The Brand as Idea
A little about how I think of the world of communications and marketing
The notion that ideas need to be marketed is something I grasped intuitively early in my career. Later on, I came to appreciate that all brands are ideas, whether corporate, nonprofit, or personality-based. The best brands understand that. These concepts have been fundamental to my thinking about audience engagement.
I have been and remain interested in how you get people to adopt the idea that a brand is putting out into the world, to embrace them, and ultimately how to change culture with them. Making something interesting, and reaching people at a meaningful level - maybe even a subconscious level- is fascinating to me. The same principles apply if you are selling soap or working on convincing people to wear seat belts. It's all derivative of a larger rationale about building identification with an idea.
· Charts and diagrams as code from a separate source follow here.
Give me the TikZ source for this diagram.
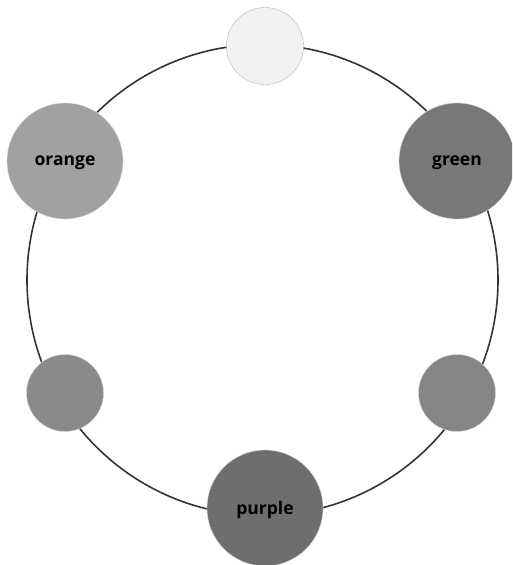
\documentclass[tikz,border=0pt]{standalone}
\usepackage{fontspec}
\setmainfont{Open Sans}

\begin{document}
\begin{tikzpicture}[x=1pt, y=-1pt,
    % Define the styles for the colour nodes
    bignode/.style={circle, minimum size=116pt, inner sep=0pt, text depth=0pt, draw=white!85!black, line width=0.4pt, font=\bfseries\fontsize{17.5}{19}\selectfont},
    smallnode/.style={circle, minimum size=77pt, inner sep=0pt, draw=white!85!black, line width=0.4pt}
]

% Fix the page size
\useasboundingbox (0,0) rectangle (512,565);
\clip (0,0) rectangle (512,565);

% Define the centre of the ring
\coordinate (C) at (262.5,280);

% Draw the ring
\draw[line width=1.6pt, black!80] (C) circle[radius=235.5];

% Draw the colour nodes
\node[smallnode, fill=black!5, draw=black!30] (white) at (265,46) {};
\node[bignode, fill=black!37] (orange) at (65,161) {orange};
\node[bignode, fill=black!53] (green) at (457,161) {green};
\node[smallnode, fill=black!46] (red) at (65,393) {};
\node[smallnode, fill=black!48] (blue) at (457,393) {};
\node[bignode, fill=black!57] (purple) at (265,508) {purple};

\end{tikzpicture}
\end{document}
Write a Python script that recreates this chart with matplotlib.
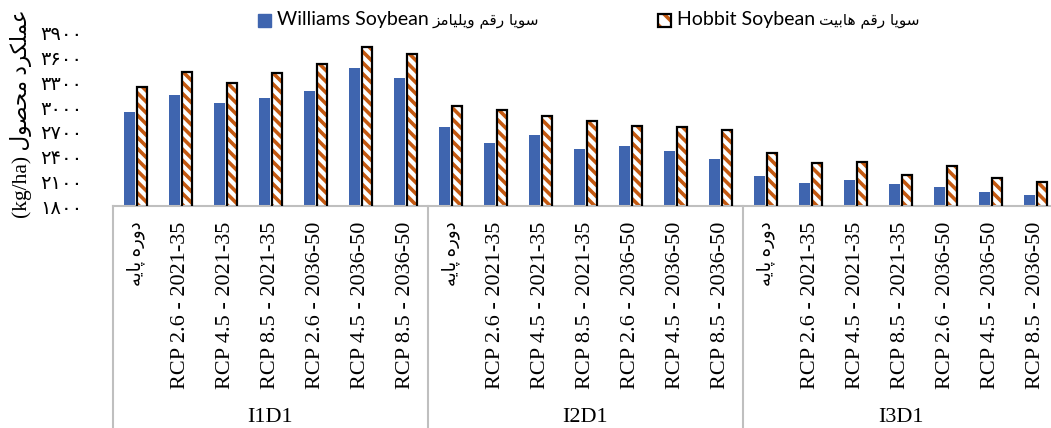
import matplotlib.pyplot as plt
from matplotlib.patches import Rectangle
import numpy as np

groups = ['I1D1', 'I2D1', 'I3D1']
scenarios = ['دوره پایه', 'RCP 2.6 - 2021-35', 'RCP 4.5 - 2021-35', 'RCP 8.5 - 2021-35',
             'RCP 2.6 - 2036-50', 'RCP 4.5 - 2036-50', 'RCP 8.5 - 2036-50']

williams = [2940, 3145, 3045, 3110, 3190, 3480, 3350,
            2755, 2570, 2660, 2490, 2525, 2465, 2365,
            2170, 2080, 2115, 2065, 2030, 1975, 1935]
hobbit = [3245, 3430, 3295, 3415, 3525, 3730, 3645,
          3015, 2965, 2895, 2830, 2775, 2765, 2720,
          2445, 2320, 2340, 2175, 2285, 2135, 2090]

yticks = [1800, 2100, 2400, 2700, 3000, 3300, 3600, 3900]
williams_label = ('Williams Soybean', 'سویا رقم ویلیامز')
hobbit_label = ('Hobbit Soybean', 'سویا رقم هابیت')
ylabel = ('عملکرد محصول', '(kg/ha)')

# matplotlib does no arabic shaping, so pick presentation forms by hand
# (isolated, final, initial, medial); None = letter does not join the next one
FORMS = {
    'ا': ('\uFE8D', '\uFE8E', None, None),
    'ب': ('\uFE8F', '\uFE90', '\uFE91', '\uFE92'),
    'ت': ('\uFE95', '\uFE96', '\uFE97', '\uFE98'),
    'ح': ('\uFEA1', '\uFEA2', '\uFEA3', '\uFEA4'),
    'د': ('\uFEA9', '\uFEAA', None, None),
    'ر': ('\uFEAD', '\uFEAE', None, None),
    'ز': ('\uFEAF', '\uFEB0', None, None),
    'س': ('\uFEB1', '\uFEB2', '\uFEB3', '\uFEB4'),
    'ص': ('\uFEB9', '\uFEBA', '\uFEBB', '\uFEBC'),
    'ع': ('\uFEC9', '\uFECA', '\uFECB', '\uFECC'),
    'ق': ('\uFED5', '\uFED6', '\uFED7', '\uFED8'),
    'ل': ('\uFEDD', '\uFEDE', '\uFEDF', '\uFEE0'),
    'م': ('\uFEE1', '\uFEE2', '\uFEE3', '\uFEE4'),
    'ه': ('\uFEE9', '\uFEEA', '\uFEEB', '\uFEEC'),
    'و': ('\uFEED', '\uFEEE', None, None),
    'ی': ('\uFBFC', '\uFBFD', '\uFBFE', '\uFBFF'),
    'پ': ('\uFB56', '\uFB57', '\uFB58', '\uFB59'),
    'ک': ('\uFB8E', '\uFB8F', '\uFB90', '\uFB91'),
}


def rtl(text):
    out = []
    for i, ch in enumerate(text):
        if ch not in FORMS:
            out.append(ch)
            continue
        prev = text[i - 1] if i > 0 else None
        nxt = text[i + 1] if i + 1 < len(text) else None
        join_prev = prev in FORMS and FORMS[prev][2] is not None
        join_next = nxt in FORMS and FORMS[ch][2] is not None
        iso, fin, ini, med = FORMS[ch]
        if join_prev and join_next:
            out.append(med)
        elif join_prev:
            out.append(fin)
        elif join_next:
            out.append(ini)
        else:
            out.append(iso)
    return ''.join(reversed(out))


def fa_digits(v):
    return str(v).translate(str.maketrans('0123456789', '۰۱۲۳۴۵۶۷۸۹'))


def label(s):
    return rtl(s) if s[0] in FORMS else s


BLUE = '#3F65AF'
ORANGE = '#C55A11'
GRAY = '#BFBFBF'
SERIF = ['Liberation Serif', 'DejaVu Sans']
SANS = ['Lato', 'DejaVu Sans']

plt.rcParams['hatch.linewidth'] = 2.6

fig = plt.figure(figsize=(10.51, 4.28), dpi=100)
W, H = 1051, 428
ax = fig.add_axes([113 / W, (H - 206) / H, 945 / W, 173 / H])

n = len(groups) * len(scenarios)
x = np.arange(n)
ax.bar(x - 0.135, williams, width=0.23, color=BLUE, zorder=2)
ax.bar(x + 0.145, hobbit, width=0.23, color='white', edgecolor=ORANGE,
       hatch='\\\\\\', linewidth=0, zorder=2)
ax.bar(x + 0.145, hobbit, width=0.23, fill=False, edgecolor='black',
       linewidth=1.6, zorder=3)

ax.set_xlim(-0.5, n - 0.5)
ax.set_ylim(1800, 3900)
ax.set_yticks(yticks)
ax.set_yticklabels([fa_digits(v) for v in yticks], fontsize=14,
                   family=['DejaVu Sans'])
ax.tick_params(axis='y', length=0, pad=22)

ax.set_xticks(x)
ax.set_xticklabels([label(s) for s in scenarios] * len(groups), rotation=90,
                   fontsize=16, family=SERIF, va='top', ha='center')
for t in ax.get_xticklabels():
    if t.get_text()[0] not in 'RI':
        t.set_fontsize(13)
ax.tick_params(axis='x', length=0, pad=11)

for s in ['top', 'right', 'left']:
    ax.spines[s].set_visible(False)
ax.spines['bottom'].set_color(GRAY)
ax.spines['bottom'].set_linewidth(1.5)

# group box lines below the axis
tr = ax.get_xaxis_transform()
for b in np.arange(len(groups) + 1) * len(scenarios) - 0.5:
    ax.plot([b, b], [0, -222 / 173], transform=tr, color=GRAY, lw=1.5,
            clip_on=False)
for i, g in enumerate(groups):
    ax.text(i * len(scenarios) + 3, -211 / 173, g, transform=tr,
            ha='center', va='center', fontsize=16, family=SERIF)

fig.text(21 / W, (H - 114) / H, ylabel[1] + ' ' + rtl(ylabel[0]),
         rotation=90, ha='center', va='center', fontsize=15.5, family=SERIF)

# legend drawn by hand: marker, latin name, then persian name
fig.canvas.draw()
r = fig.canvas.get_renderer()


def legend_entry(x0, draw_marker, names):
    draw_marker(x0)
    t = fig.text((x0 + 19) / W, (H - 20) / H, names[0], ha='left', va='center',
                 fontsize=14, family=SANS)
    x1 = t.get_window_extent(r).x1
    fig.text((x1 + 4) / W, (H - 20) / H, rtl(names[1]), ha='left',
             va='center', fontsize=11, family=['DejaVu Sans'])


def blue_box(x0):
    fig.add_artist(Rectangle((x0 / W, (H - 27) / H), 13 / W, 13 / H,
                             transform=fig.transFigure, color=BLUE))


def hatch_box(x0):
    fig.add_artist(Rectangle((x0 / W, (H - 27) / H), 13 / W, 13 / H,
                             transform=fig.transFigure, facecolor='white',
                             edgecolor=ORANGE, hatch='\\\\', lw=0))
    fig.add_artist(Rectangle((x0 / W, (H - 27) / H), 13 / W, 13 / H,
                             transform=fig.transFigure, fill=False,
                             edgecolor='black', lw=1.6))


legend_entry(258, blue_box, williams_label)
legend_entry(658, hatch_box, hobbit_label)

fig.savefig('out.png', dpi=100)
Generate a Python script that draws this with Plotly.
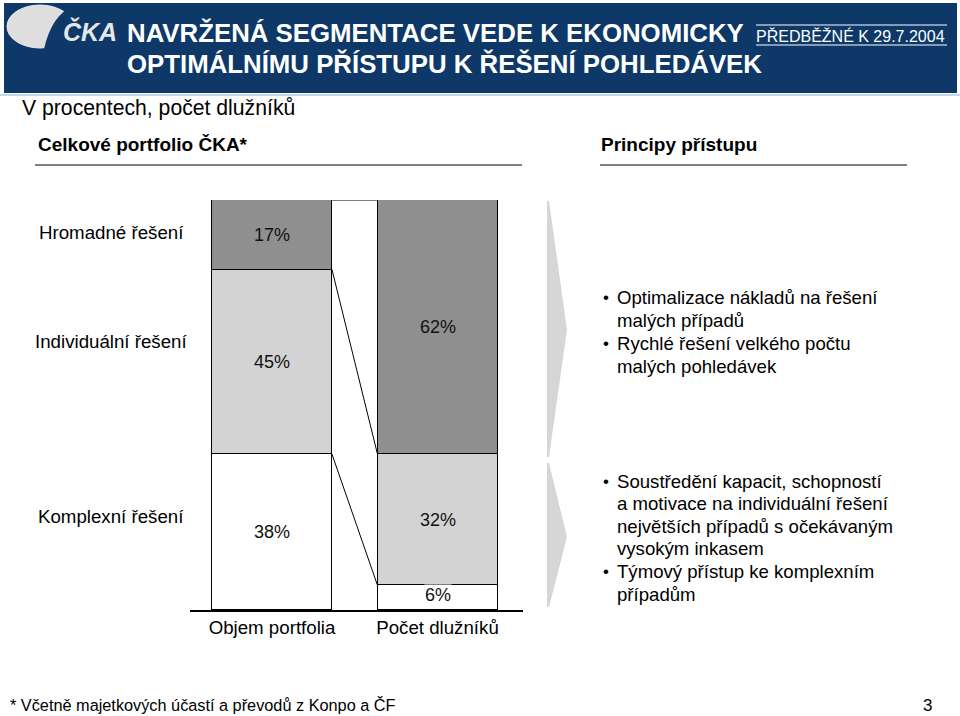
import plotly.graph_objects as go
import numpy as np

# ---------------- data ----------------
categories = ["Objem portfolia", "Počet dlužníků"]
segments = ["Komplexní řešení", "Individuální řešení", "Hromadné řešení"]  # bottom -> top
komplexni = [38, 6]
individualni = [45, 32]
hromadne = [17, 62]
segment_values = [komplexni, individualni, hromadne]
segment_colors = ["#ffffff", "#d3d3d3", "#8f8f8f"]

bullets_top = [
    ["Optimalizace nákladů na řešení", "malých případů"],
    ["Rychlé řešení velkého počtu", "malých pohledávek"],
]
bullets_bottom = [
    ["Soustředění kapacit, schopností", "a motivace na individuální řešení",
     "největších případů s očekávaným", "vysokým inkasem"],
    ["Týmový přístup ke komplexním", "případům"],
]

title_1 = "NAVRŽENÁ SEGMENTACE VEDE K EKONOMICKY"
title_2 = "OPTIMÁLNÍMU PŘÍSTUPU K ŘEŠENÍ POHLEDÁVEK"
stamp = "PŘEDBĚŽNÉ K 29.7.2004"
subtitle = "V procentech, počet dlužníků"
left_head = "Celkové portfolio ČKA*"
right_head = "Principy přístupu"
footnote = "* Včetně majetkových účastí a převodů z Konpo a ČF"
page_no = "3"

# ---------------- layout helpers ----------------
W, H = 960, 716
def px(x):
    return x / W
def py(y):
    return 1 - y / H

ARIAL = "Liberation Sans, Arial, sans-serif"
BLUE = "#0d3868"

bar_w = 0.725
xs = [0, 1]

fig = go.Figure()

for name, vals, col in zip(segments, segment_values, segment_colors):
    fig.add_trace(go.Bar(
        x=xs, y=vals, name=name, width=bar_w,
        marker=dict(color=col, line=dict(color="black", width=1)),
        hoverinfo="skip", showlegend=False,
    ))

# connector lines between the bars (through cumulative boundaries)
cum = np.cumsum(np.array(segment_values), axis=0)  # bottom-up cumulative
xr = xs[0] + bar_w / 2
xl = xs[1] - bar_w / 2
for i in range(len(segments)):
    fig.add_trace(go.Scatter(
        x=[xr, xl], y=[cum[i][0], cum[i][1]], mode="lines",
        line=dict(color="black", width=1), hoverinfo="skip", showlegend=False,
    ))

# value labels inside segments
annotations = []
for i, vals in enumerate(segment_values):
    for j, v in enumerate(vals):
        base = cum[i][j] - v
        mid = base + v / 2
        a = dict(x=xs[j], y=mid, xref="x", yref="y", text=f"{v}%", showarrow=False,
                 font=dict(family=ARIAL, size=18, color="#111111"), yanchor="middle")
        if v < 10:
            a["bgcolor"] = "white"
            a["yshift"] = 3
            a["borderpad"] = 0
        annotations.append(a)

# row labels
row_label_y = {"Hromadné řešení": 232, "Individuální řešení": 341, "Komplexní řešení": 516}
for lab, y in row_label_y.items():
    annotations.append(dict(x=px(111), y=py(y), xref="paper", yref="paper", text=lab,
                            showarrow=False, xanchor="center", yanchor="middle",
                            font=dict(family=ARIAL, size=18.7, color="black")))

# header texts
annotations += [
    dict(x=px(125), y=py(33), xref="paper", yref="paper", text=f"<b>{title_1}</b>",
         showarrow=False, xanchor="left", yanchor="middle",
         font=dict(family=ARIAL, size=25.8, color="white")),
    dict(x=px(125), y=py(63), xref="paper", yref="paper", text=f"<b>{title_2}</b>",
         showarrow=False, xanchor="left", yanchor="middle",
         font=dict(family=ARIAL, size=25.8, color="white")),
    dict(x=px(947), y=py(36), xref="paper", yref="paper", text=stamp,
         showarrow=False, xanchor="right", yanchor="middle",
         font=dict(family=ARIAL, size=16, color="white")),
    dict(x=px(61), y=py(31), xref="paper", yref="paper", text="<b><i>ČKA</i></b>",
         showarrow=False, xanchor="left", yanchor="middle",
         font=dict(family=ARIAL, size=25, color="#e6e6e6")),
    dict(x=px(20), y=py(108), xref="paper", yref="paper", text=subtitle,
         showarrow=False, xanchor="left", yanchor="middle",
         font=dict(family=ARIAL, size=21.2, color="black")),
    dict(x=px(36), y=py(144), xref="paper", yref="paper", text=f"<b>{left_head}</b>",
         showarrow=False, xanchor="left", yanchor="middle",
         font=dict(family=ARIAL, size=19, color="black")),
    dict(x=px(599), y=py(144), xref="paper", yref="paper", text=f"<b>{right_head}</b>",
         showarrow=False, xanchor="left", yanchor="middle",
         font=dict(family=ARIAL, size=19, color="black")),
    dict(x=px(8), y=py(705), xref="paper", yref="paper", text=footnote,
         showarrow=False, xanchor="left", yanchor="middle",
         font=dict(family=ARIAL, size=16.3, color="black")),
    dict(x=px(934), y=py(705), xref="paper", yref="paper", text=page_no,
         showarrow=False, xanchor="right", yanchor="middle",
         font=dict(family=ARIAL, size=17, color="black")),
]

# bullet texts
def add_bullets(groups, y0, step):
    y = y0
    for g in groups:
        for k, line in enumerate(g):
            if k == 0:
                annotations.append(dict(x=px(601), y=py(y), xref="paper", yref="paper", text="•",
                                        showarrow=False, xanchor="left", yanchor="middle",
                                        font=dict(family=ARIAL, size=17, color="black")))
            annotations.append(dict(x=px(615), y=py(y), xref="paper", yref="paper", text=line,
                                    showarrow=False, xanchor="left", yanchor="middle",
                                    font=dict(family=ARIAL, size=18.6, color="black")))
            y += step

add_bullets(bullets_top, 298, 22.7)
add_bullets(bullets_bottom, 481, 22.6)

# ---------------- shapes ----------------
shapes = [
    # header band
    dict(type="rect", xref="paper", yref="paper", x0=px(4), x1=px(957), y0=py(3), y1=py(93),
         fillcolor=BLUE, line=dict(width=0), layer="below"),
    dict(type="line", xref="paper", yref="paper", x0=0, x1=1, y0=py(95), y1=py(95),
         line=dict(color="#c3d7ee", width=2)),
    # logo ellipse
    dict(type="circle", xref="paper", yref="paper", x0=px(7), x1=px(73), y0=py(5), y1=py(48),
         fillcolor="#dedede", line=dict(color="#f0f0f0", width=1)),
    dict(type="path", xref="paper", yref="paper",
         path=f"M {px(74)},{py(6)} Q {px(52)},{py(14)} {px(44)},{py(49)} L {px(76)},{py(49)} Z",
         fillcolor=BLUE, line=dict(width=0)),
    # stamp over/underline
    dict(type="line", xref="paper", yref="paper", x0=px(756), x1=px(947), y0=py(25), y1=py(25),
         line=dict(color="white", width=1)),
    dict(type="line", xref="paper", yref="paper", x0=px(756), x1=px(947), y0=py(45), y1=py(45),
         line=dict(color="white", width=1)),
    # section underlines
    dict(type="line", xref="paper", yref="paper", x0=px(35), x1=px(522), y0=py(165), y1=py(165),
         line=dict(color="black", width=1)),
    dict(type="line", xref="paper", yref="paper", x0=px(600), x1=px(907), y0=py(165), y1=py(165),
         line=dict(color="black", width=1)),
    # chevrons
    dict(type="path", xref="paper", yref="paper",
         path=(f"M {px(547)},{py(201)} L {px(549)},{py(201)} L {px(567)},{py(330)} "
               f"L {px(549)},{py(457)} L {px(547)},{py(457)} Z"),
         fillcolor="#d6d6d6", line=dict(width=0)),
    dict(type="path", xref="paper", yref="paper",
         path=(f"M {px(547)},{py(463)} L {px(549)},{py(463)} L {px(567)},{py(537)} "
               f"L {px(549)},{py(607)} L {px(547)},{py(607)} Z"),
         fillcolor="#d6d6d6", line=dict(width=0)),
]

fig.update_layout(
    width=W, height=H, margin=dict(l=0, r=0, t=0, b=0),
    paper_bgcolor="white", plot_bgcolor="white",
    barmode="stack", bargap=0,
    xaxis=dict(domain=[px(190), px(523)], range=[-0.4955, 1.5166],
               tickvals=xs, ticktext=categories, ticks="", showgrid=False, zeroline=False,
               showline=True, linecolor="black", linewidth=2,
               tickfont=dict(family=ARIAL, size=18.7, color="black"), fixedrange=True),
    yaxis=dict(domain=[py(610), py(200)], range=[0, 100], visible=False, fixedrange=True),
    annotations=annotations, shapes=shapes, showlegend=False,
)

fig.write_html("out.html")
When you appreciate that brands are ideas, it becomes clear that the lines between public relations, public affairs, communications, and marketing are tactical. Strategically they all should blur into a focus on impact. What is the impact the brand wants to have in the world? How do you talk about it? Who does the brand need to reach with that message? What do they need them to do? How will the engagement be measured?
Creating Impact
Many organizations fail to create impact because they confuse tactics for strategy. In other words, they confuse the how for the why. If you don't know the answer to the why, you can't get at the what, and if you don't know the what, you certainly can't get the how. This is also why many products don't sell, because the why isn't clear to the consumer or the user.
The answer to why forms when there is alignment around values. Anything worth doing starts with values, and those can only be determined through vision. That vision often comes from one person, possibly two or three. Beyond three people the foundation for any alignment around values becomes unstable. Even with one to three people, as the organization grows that alignment is tested by the ability of the original visionaries to communicate it to stakeholders. That test often determines early success or failure.
Two common groups of stakeholders are employees and funders. Employees are a challenge because those who are brought on are either co-visionaries or they are implementers. Companies bring on co-visionaries because they need senior people who can operate independently. However, these people rightly see themselves as having some input into the vision and may strain it. Alternatively, if the organization brings on implementers, then the potential for straining the vision depends on the founders’ ability to communicate it effectively to those employees.
The need for funding either from investors or donors can also strain the vision because those stakeholders often want the vision to reflect their ideas. Inevitably, some compromises will be made. If the vision remains mostly intact, then the next hurdle is if they can effectively communicate the vision to the consumer or the client through the value they provide.
The marketing must reflect that value. Good marketing depends on an appreciation that what is being sold isn't a thing but what the product represents and what its product will say about the consumer or client. This is a core element of communications in an era of authenticity.
Many brands try to shortchange this thoughtful message development and inner work by using the kinds of analytics that support advertising. It's certainly possible to use data to gain an understanding of how to influence people. However, if relied on exclusively for messaging, it diminishes the authenticity of the product.
I'll use a sports analogy to explain. There is no decision in sports today that can't look to analytics for guidance. However, this diminishes the consumer's experience of the game. People want to believe in magic. They want to know that a pitcher who has just loaded the bases and is exhausted, can pull themselves up and get the last out of the inning without giving up a run. Maybe the data says they can't, but fans want to believe they can. When that experience is lost for the consumer, the appreciation of the game goes down. It essentially becomes a commodity.
If the brand lacks integrity it will show. Consumers may still buy the product but as a commodity based on price rather than a product based on value. Many products compete and thrive as commodities but the best brands are something more.